Because the weather was tied to survival, most cultures kept records of its changes and erected monuments that acted as giant seasonal clocks. The most famous of these is Stonehenge, north of Salisbury, England. There is still disagreement as to the ancient stone circle’s exact purpose, but because the structure is aligned with the winter and summer solstices, many feel it functioned as a predictor of the passage of the seasons for the early residents of Britain.
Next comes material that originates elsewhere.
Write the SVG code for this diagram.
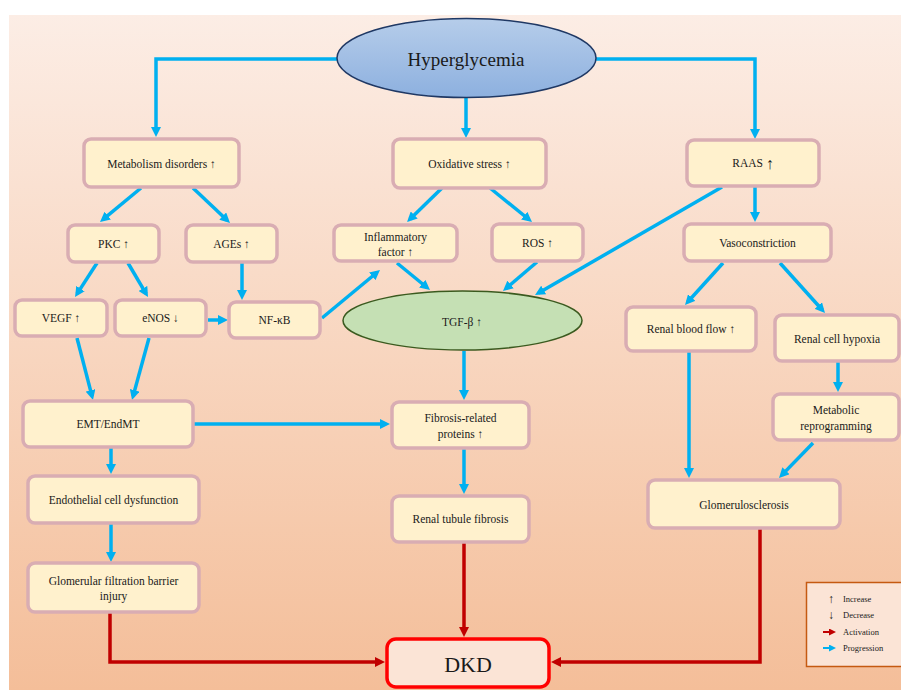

At Machu Picchu, Peru’s City in the Clouds, the ancient Incas set up the Intihuatana (“Hitching Post of the Sun”), a stone that precisely indicated the date of the winter solstice. The ceremony they performed there was designed to halt the Sun in its northern migration through the sky. Machu Picchu’s Temple of the Sun features a window exactly aligned with the sunrise on the summer solstice.
The Egyptians were keen students of the Sun and stars, and around 3,000 B.C. they created a calendar very similar to the one used today. Like clockwork, the Nile river would flood each year at about the same time, and Egyptian sky watchers noted that the star Sirius would rise into the sky around that time too. The period between appearances was 365.25 days, so the Egyptians based their calendar on that time period. This calendar was later copied by Julius Caesar.
In the Americas, ancient tribes had their own ways of predicting the seasons. The early residents of Wyoming built a large circle made of stones that seems to point toward the position of the Sun at the summer solstice. The structure, known as the Bighorn Medicine Wheel, lies at an altitude of nearly 10,000 feet in the mountains.
Our ancestors did the best they could to use the Sun, the Moon, and the stars as predictors of coming climatic conditions, and some succeeded amazingly well. Their early research paved the way for the more sophisticated instruments of forecasting to come. But it’s a tribute to their resourcefulness and ingenuity that many of their methods of predicting the seasons still work today.